CHALLENGE ->
Count the lines containing "chart". Give the number alone.

Records with drawing code
___
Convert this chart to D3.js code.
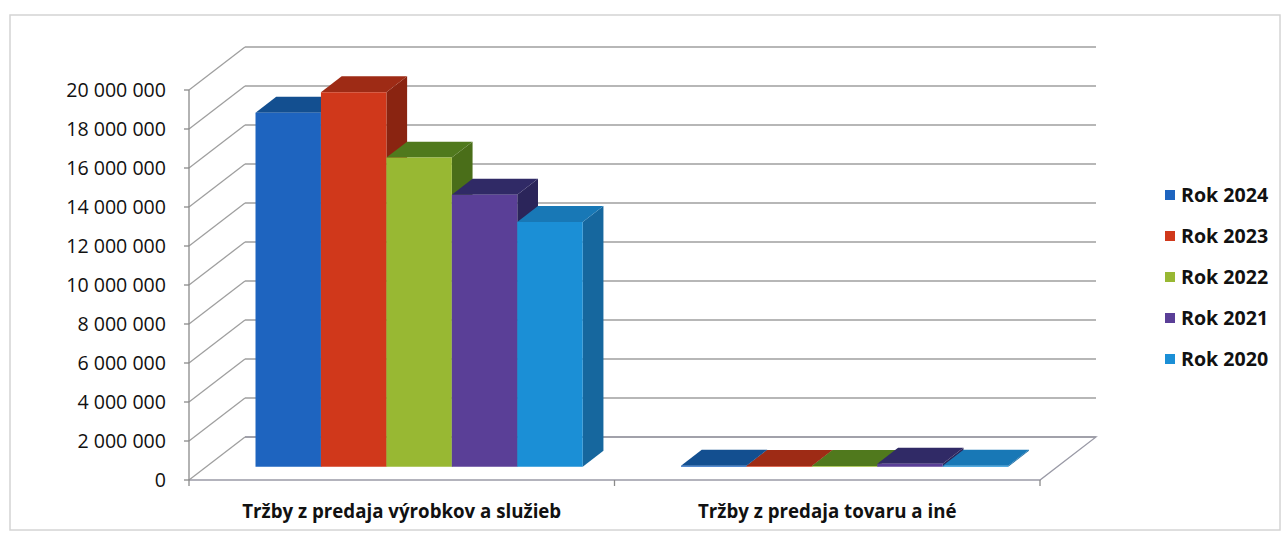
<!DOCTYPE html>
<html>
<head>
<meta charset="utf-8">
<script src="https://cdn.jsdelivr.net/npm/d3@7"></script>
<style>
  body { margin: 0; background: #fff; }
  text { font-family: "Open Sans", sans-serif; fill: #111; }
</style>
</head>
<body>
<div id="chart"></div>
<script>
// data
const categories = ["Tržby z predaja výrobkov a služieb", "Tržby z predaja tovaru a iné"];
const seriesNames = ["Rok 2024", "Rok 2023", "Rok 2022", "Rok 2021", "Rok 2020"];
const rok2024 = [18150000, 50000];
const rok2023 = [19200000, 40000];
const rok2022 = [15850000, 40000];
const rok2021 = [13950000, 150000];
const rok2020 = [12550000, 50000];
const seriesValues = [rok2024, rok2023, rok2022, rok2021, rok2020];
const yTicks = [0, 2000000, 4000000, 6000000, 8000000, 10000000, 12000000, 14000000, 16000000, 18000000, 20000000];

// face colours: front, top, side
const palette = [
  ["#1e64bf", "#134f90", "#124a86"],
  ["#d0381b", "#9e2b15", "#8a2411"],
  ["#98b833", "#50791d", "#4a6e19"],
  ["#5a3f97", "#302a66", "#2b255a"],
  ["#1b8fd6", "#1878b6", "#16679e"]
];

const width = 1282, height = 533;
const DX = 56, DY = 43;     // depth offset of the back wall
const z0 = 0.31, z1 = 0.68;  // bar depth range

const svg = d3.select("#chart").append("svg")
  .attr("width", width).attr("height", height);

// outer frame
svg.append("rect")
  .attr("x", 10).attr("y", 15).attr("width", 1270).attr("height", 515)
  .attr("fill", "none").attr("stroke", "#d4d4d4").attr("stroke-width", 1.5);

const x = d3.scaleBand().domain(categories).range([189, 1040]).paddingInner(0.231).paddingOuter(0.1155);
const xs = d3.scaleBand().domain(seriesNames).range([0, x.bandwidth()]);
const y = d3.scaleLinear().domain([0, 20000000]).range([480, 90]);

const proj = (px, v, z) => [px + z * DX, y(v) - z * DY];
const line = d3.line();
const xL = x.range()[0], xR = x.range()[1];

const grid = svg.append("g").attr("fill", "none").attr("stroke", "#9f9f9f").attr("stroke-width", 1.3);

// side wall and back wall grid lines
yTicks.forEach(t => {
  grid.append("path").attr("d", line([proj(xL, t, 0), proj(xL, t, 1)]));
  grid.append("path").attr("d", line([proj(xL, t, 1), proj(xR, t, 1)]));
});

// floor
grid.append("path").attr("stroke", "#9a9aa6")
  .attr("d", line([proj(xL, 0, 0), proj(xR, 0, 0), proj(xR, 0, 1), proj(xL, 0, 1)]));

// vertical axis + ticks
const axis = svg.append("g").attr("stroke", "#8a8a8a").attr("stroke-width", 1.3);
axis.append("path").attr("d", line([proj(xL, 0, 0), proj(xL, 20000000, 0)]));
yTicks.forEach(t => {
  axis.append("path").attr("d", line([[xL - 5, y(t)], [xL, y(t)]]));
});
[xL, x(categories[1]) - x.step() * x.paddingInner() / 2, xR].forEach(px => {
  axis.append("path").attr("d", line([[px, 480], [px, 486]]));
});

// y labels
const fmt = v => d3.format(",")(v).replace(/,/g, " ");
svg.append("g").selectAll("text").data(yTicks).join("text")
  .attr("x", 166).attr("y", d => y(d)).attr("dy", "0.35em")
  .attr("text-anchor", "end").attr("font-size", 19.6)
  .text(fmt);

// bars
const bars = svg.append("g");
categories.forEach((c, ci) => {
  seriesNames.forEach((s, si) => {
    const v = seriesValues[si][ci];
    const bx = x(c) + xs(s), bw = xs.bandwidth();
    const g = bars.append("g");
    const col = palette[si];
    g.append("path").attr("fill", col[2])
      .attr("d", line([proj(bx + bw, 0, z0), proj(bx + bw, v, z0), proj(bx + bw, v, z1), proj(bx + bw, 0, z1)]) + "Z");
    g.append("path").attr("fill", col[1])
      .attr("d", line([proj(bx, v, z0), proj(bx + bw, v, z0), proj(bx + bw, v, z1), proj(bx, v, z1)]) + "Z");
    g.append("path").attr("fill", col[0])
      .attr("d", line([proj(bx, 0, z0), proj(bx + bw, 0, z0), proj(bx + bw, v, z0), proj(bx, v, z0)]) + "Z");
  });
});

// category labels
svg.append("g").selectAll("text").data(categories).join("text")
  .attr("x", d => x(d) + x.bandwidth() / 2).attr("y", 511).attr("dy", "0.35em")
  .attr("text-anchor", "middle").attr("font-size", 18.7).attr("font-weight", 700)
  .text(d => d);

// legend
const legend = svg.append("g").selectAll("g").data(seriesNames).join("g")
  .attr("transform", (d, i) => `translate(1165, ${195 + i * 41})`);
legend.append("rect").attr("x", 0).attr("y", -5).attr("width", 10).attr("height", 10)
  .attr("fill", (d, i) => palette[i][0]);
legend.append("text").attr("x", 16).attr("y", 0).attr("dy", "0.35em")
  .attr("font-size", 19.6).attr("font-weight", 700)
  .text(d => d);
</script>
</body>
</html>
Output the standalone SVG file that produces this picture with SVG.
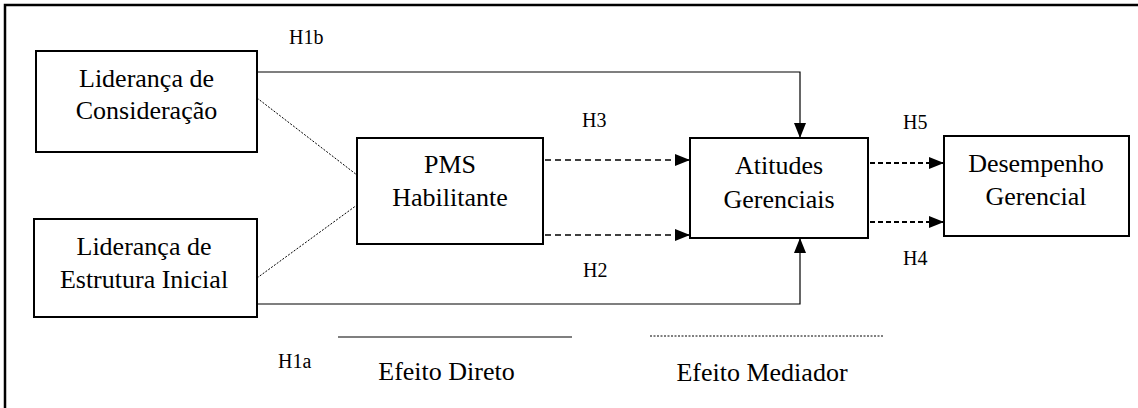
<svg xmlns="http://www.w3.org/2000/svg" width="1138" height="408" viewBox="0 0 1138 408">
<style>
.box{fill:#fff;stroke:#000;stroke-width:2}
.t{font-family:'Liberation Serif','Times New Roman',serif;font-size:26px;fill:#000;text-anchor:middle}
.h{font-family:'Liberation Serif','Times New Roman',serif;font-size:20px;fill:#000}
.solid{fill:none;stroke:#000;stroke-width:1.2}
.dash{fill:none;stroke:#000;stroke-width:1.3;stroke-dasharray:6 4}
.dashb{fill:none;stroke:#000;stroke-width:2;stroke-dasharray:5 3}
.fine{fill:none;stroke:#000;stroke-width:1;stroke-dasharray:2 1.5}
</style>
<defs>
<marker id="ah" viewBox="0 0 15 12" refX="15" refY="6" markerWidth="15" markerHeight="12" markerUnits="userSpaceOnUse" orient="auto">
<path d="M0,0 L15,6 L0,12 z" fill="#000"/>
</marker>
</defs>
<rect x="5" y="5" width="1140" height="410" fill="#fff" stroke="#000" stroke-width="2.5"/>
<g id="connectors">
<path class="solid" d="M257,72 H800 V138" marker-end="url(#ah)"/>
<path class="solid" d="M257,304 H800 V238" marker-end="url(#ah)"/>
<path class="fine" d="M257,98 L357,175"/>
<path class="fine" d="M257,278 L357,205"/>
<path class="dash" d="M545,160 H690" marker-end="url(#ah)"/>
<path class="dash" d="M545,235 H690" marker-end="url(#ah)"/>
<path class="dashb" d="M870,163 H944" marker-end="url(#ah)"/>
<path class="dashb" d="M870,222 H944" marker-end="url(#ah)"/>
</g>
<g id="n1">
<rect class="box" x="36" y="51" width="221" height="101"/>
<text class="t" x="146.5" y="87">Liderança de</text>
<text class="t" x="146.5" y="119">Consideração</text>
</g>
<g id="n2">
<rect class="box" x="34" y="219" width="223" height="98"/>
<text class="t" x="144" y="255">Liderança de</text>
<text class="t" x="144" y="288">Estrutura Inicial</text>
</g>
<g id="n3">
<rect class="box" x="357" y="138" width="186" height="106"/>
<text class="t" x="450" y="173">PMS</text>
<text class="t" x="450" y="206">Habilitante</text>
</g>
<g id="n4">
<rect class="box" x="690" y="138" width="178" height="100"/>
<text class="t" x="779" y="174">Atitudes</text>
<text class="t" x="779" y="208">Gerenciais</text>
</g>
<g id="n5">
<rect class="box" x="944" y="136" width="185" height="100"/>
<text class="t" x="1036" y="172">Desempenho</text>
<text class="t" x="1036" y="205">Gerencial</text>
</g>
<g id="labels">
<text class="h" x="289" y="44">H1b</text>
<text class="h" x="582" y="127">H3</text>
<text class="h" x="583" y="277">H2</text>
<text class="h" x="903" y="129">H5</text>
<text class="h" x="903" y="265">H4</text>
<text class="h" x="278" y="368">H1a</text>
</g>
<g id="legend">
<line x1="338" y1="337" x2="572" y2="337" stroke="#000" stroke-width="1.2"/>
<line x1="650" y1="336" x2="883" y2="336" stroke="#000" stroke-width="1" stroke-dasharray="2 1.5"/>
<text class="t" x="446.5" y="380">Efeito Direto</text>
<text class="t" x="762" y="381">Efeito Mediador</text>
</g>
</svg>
___
FULL ANSWER ->
3